Autoencoders are neural networks popular in many areas of Machine Learning. They are built of two main parts - encoder and decoder. The former transforms input data into a vector representation and the latter recovers the data from it. The main objective of the autoencoders is to minimize difference between the input and the recovered data. Equally important is the latent representation, which is a vector output by the encoder. This vector contains essential, low-dimensional information needed to reconstruct the data, therefore autoencoders are often used for data compression. However, there are many applications, where recovering the original data is not necessary such as certain Computer Vision tasks, including image classification or retrieval, where only the image representation is needed to enable accurate prediction from the image.

The focus of the proposed research is on image retrieval under extreme constraints imposed by the application scenario e.g. communication channel with noise where only a small amount of data can be transmitted in a limited time. Deep learning (based on deep neural networks) methods will be investigated to perform these tasks, and the constraints as well as a noise model will be incorporated into the system. Two specific application scenarios will be considered: person re-identification and face recognition CCTV in surveillance tasks where large volumes of data need to be accessed efficiently, hence the memory and noise constraints. Face recognition is a similar task to person re-identification, but the type of details needed to be encoded for successful identification differ.

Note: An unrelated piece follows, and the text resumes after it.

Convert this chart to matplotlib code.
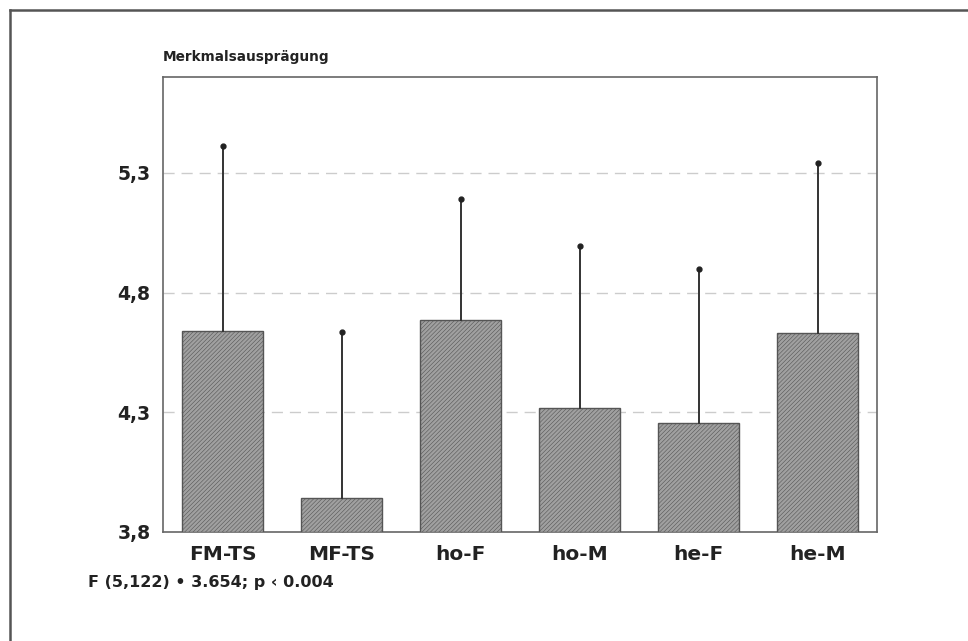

Various approaches will be tested to perform these tasks. As a baseline, conventional image compression methods will be used to meet channel bandwidth limitations and retrieval tasks will be performed on the recovered (decompressed) images. Subsequently, compression algorithms will be replaced by autoencoder, where latent representation's transmission will be simulated, and images reconstructed by the decoder will be fed into the retrieval network. Alternative approach will consist of applying the representation encoders to the original images and simulating transmission of the resulting feature vector. The effectiveness of the encoding approach will be assessed by the performance of the identification methods and the compactness of the encoded representation while subjected to various amounts of noise.

The main objective of this research will be to study the relation between noise, retrieval performance, and representation compression for deep learning autoencoder models and compare it to the alternative approach based on sending feature vectors only. The problem of encoding specific and task-oriented image representation under noisy communication channel has not been investigated yet. Autoencoders that incorporate noisy communication channel models into their designs are relatively new and typically evaluated with standard metrics, such as MSE and PSNR (Pulse Signal to Noise Ratio), whereas this research will consider task-oriented thus more reliable metrics, namely retrieval performances.

This research is relevant to numerous surveillance scenarios, where it is necessary to transmit large amounts of data via wireless communication channel within a limited time. An example of such application is using a drone equipped with a video camera and searching for a suspect in a large crowd. The constraints introduced by this application such as the use of low power transmitters making the transmitted signal vulnerable to noise, and high compression level of the transmitted information pose new challenges on the methods typically proposed for the human identification tasks. They require new methods of encoding image representations that are robust to noise and task-oriented for retaining only the task relevant information.